Jornalista Andrade Junior

sexta-feira, 15 de junho de 2018

Cada um por si, quase ninguém por nós -

ANA CARLA ABRÃO ESTADÃO

O Brasil está tão viciado em subsídios, em benesses e em privilégios que chega a ignorar que essa conta, ao final, recai sobre a sociedade por meio de mais impostos ou maior desigualdade. O Brasil está tão tomado e o Estado tão capturado que não mais se distingue o público do privado. É o patrimonialismo que volta e meia dizemos atacar, mas que na prática continua aí, teimando em se perpetuar.

São sempre os mesmos, organizados em grupos de pressão, dentro e fora do setor público, que se beneficiam de recursos públicos, à custa de um País que já exauriu sua capacidade de tributar. São grupos que tomaram de assalto o Estado, as políticas públicas, as decisões legislativas e as ações de governo. Exemplos não faltam, nesses tempos difíceis que vivemos.

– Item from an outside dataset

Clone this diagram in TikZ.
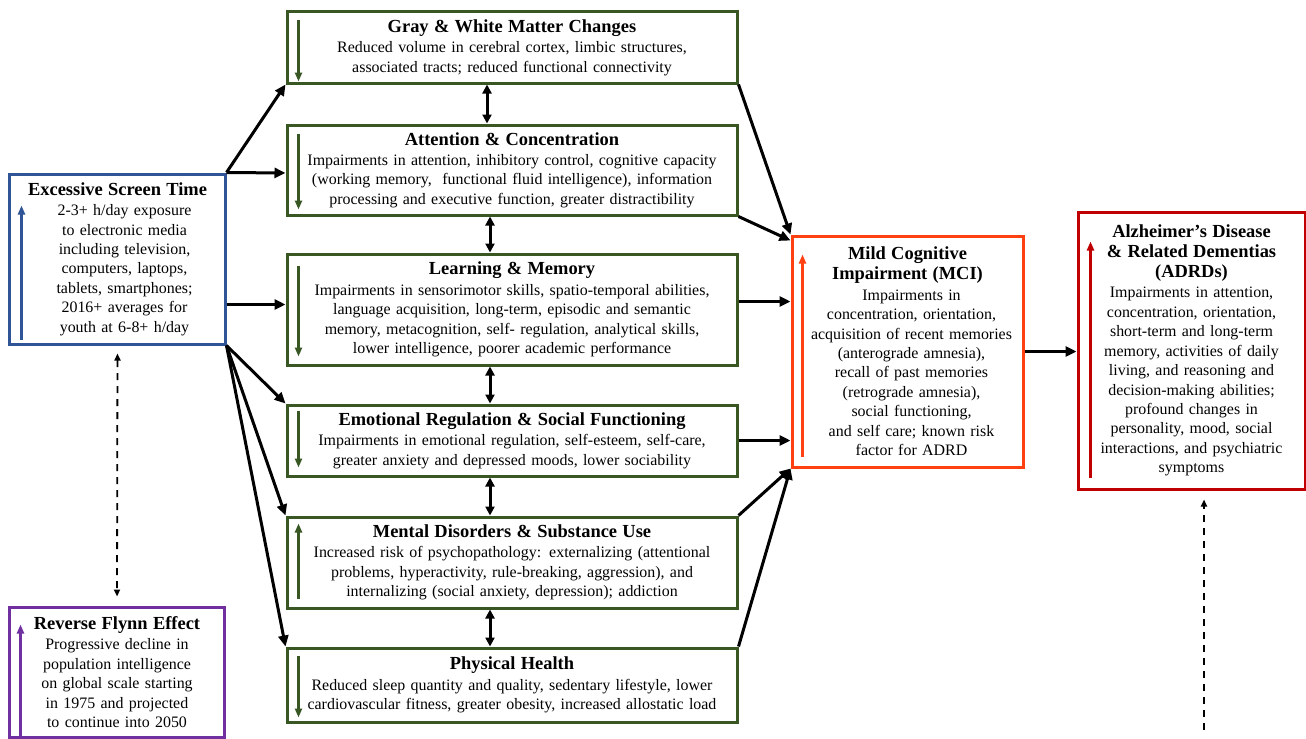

Ministérios se consolidaram como latifúndios partidários – e por vezes até familiares. Esta semana, o presidente Temer disse que considerava tirar o Ministério de Trabalho do PTB. Infelizmente, não é retórica. Assim como esse, vários são os ministérios e órgãos cujas ações financiadas com dinheiro público têm como única motivação o atendimento de interesses políticos específicos, na melhor das hipóteses. As ações públicas se tornaram moeda com a qual se compra apoio político aqui, um palanque ali ou um voto acolá. Como coordenar ações de governo nesse varejo de interesses? Afinal, se o loteamento leva ao atendimento de interesses específicos, não necessariamente convergentes entre si, onde estará o benefício público?

No Congresso, projetos de leis ficam à mercê de grupos de pressão. Modernizações necessárias e urgentes do nosso arcabouço legal e correções dos exageros e erros de políticas equivocadas esbarram nos lobbies de empresas privadas, organizações cartoriais ou sindicatos de servidores públicos barulhentos e influentes. Boa parte dos nossos parlamentares teve suas campanhas financiadas por esses grupos e, ao final do dia, acabam por servir aos seus financiadores e não aos seus eleitores. Afinal, quem ganha com a dificuldade de aprovação de leis importantes como a do cadastro positivo ou da duplicata eletrônica? E pelo não adiamento do aumento dos servidores públicos em pleno descalabro fiscal? A resposta, certamente, não é o cidadão.

No Judiciário, aquele poder que parece estacionado em Lisboa, o teto salarial e os auxílios-moradia deixaram de ser discutidos em uma ação de ninguém sabe, ninguém viu. Além disso, os supersalários, aqueles que o Conselho Nacional de Justiça disse investigar, estão guardados a sete chaves pois são legais e por isso, inquestionáveis. Esse mesmo judiciário se arma contra qualquer iniciativa de modernização que ameace as receitas dos cartórios, que são também suas receitas, e entrega uma justiça lenta, com tribunais abarrotados de processos e uma avaliação da população de que temos um dos piores – e mais caros – judiciários do mundo. Insisto, onde está o interesse público?

A reconstrução do Brasil passa pela nossa capacidade de entender que o público que se tornou privado está roubando a todos nós um pouco a cada dia. Nos Ministérios, nas empresas públicas, nas leis, na aplicação das leis e nas ações de governo. Cada subsídio, cada desoneração, cada política específica, ao beneficiar alguns, tira de muitos. Nos poucos casos em que há benefício coletivo indireto, custos e resultados têm de ser medidos, acompanhados, orçados e divulgados.

Precisamos fazer a pergunta certa e cobrar de quem detém a legitimidade do voto que reflita sobre como o interesse público se coloca em cada uma das suas ações. E nenhuma ação se justifica se não tiver nele o principal benefício. Hoje são poucos – mas os há e são louváveis e merecem o nosso reconhecimento e respeito – aqueles no governo que olham por todos nós. São bastiões que nadam em águas cada vez mais turvas, mas que mantém o rumo. São esses que agem em favor dos que padecem num Brasil pobre, deseducado, desmotivado e sem perspectivas. Quiçá 2019 nos traga esses e muitos outros assim, que trabalharão por nós e não por si.